Sceptique sur l'utilité d'une tablette depuis la première heure, je commence du coup sérieusement à avoir envie d'un Ipad, pour développer mon appétit musical (plus d'app, meilleurs interface, ...).

Typiquement, je pense utiliser des applis comme SampleTank, Animoog, Cubase et toute la joyeuse bande d'applis sur Ios, pour un usage live principalement.

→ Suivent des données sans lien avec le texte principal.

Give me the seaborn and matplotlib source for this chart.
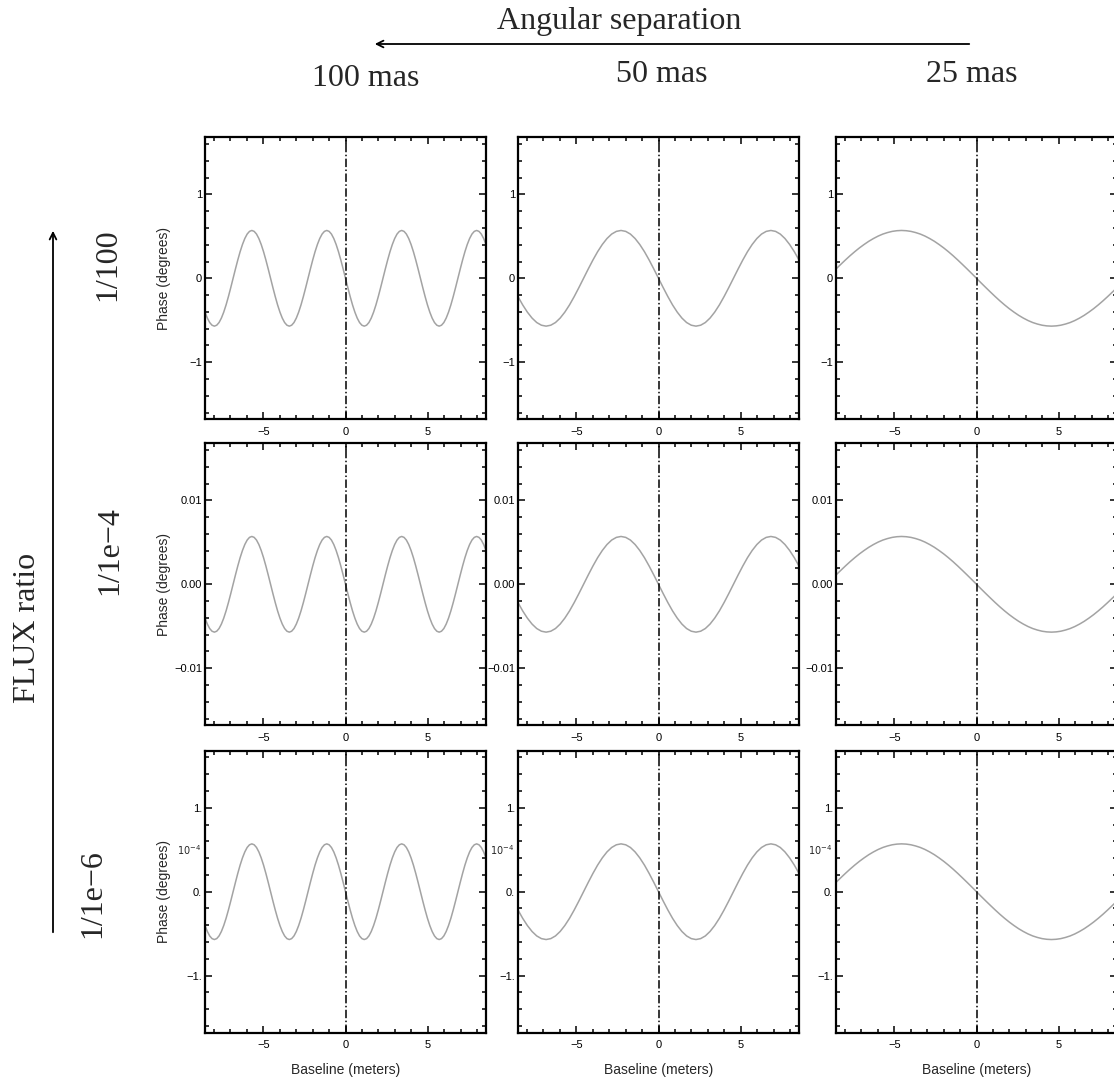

Du coup je me pose la question du choix d'Ipad, parmi tous les modèles possible de la gamme, et voici mes interrogations :

- Quelle puissance ? Puce A7 ? Le monstre de puissance Air 2 est il réellement nécessaire ? Ou je risque le lag ? (Je sais que sur ordinateur, l'utilisation de synthés et sons virtuels demande de la ressource, en mm tps, toutes les vidéos vues sur le net montrent souvent de vieux Ipad qui tournent très bien !).

- Quelle taille : Mini 2 ou Air ? Sachant qu'au niveau de l'interface, j'utilise pour l'instant un Iphone donc autant dire que rien que le passage au Mini sera révolutionnaire pour moi, et que l'idée n'est pas de jouer sur l'Ipad (pour ça j'ai mon clavier maitre), mais de contrôler les différents paramètres. L'avantage du Mini 2 étant, à config égale du Air (je me trompe ?), moins cher !

- Stockage ? Je sais que cela va vite, aussi le 32 Go me parait préférable, mais le soucis étant toujours le budget.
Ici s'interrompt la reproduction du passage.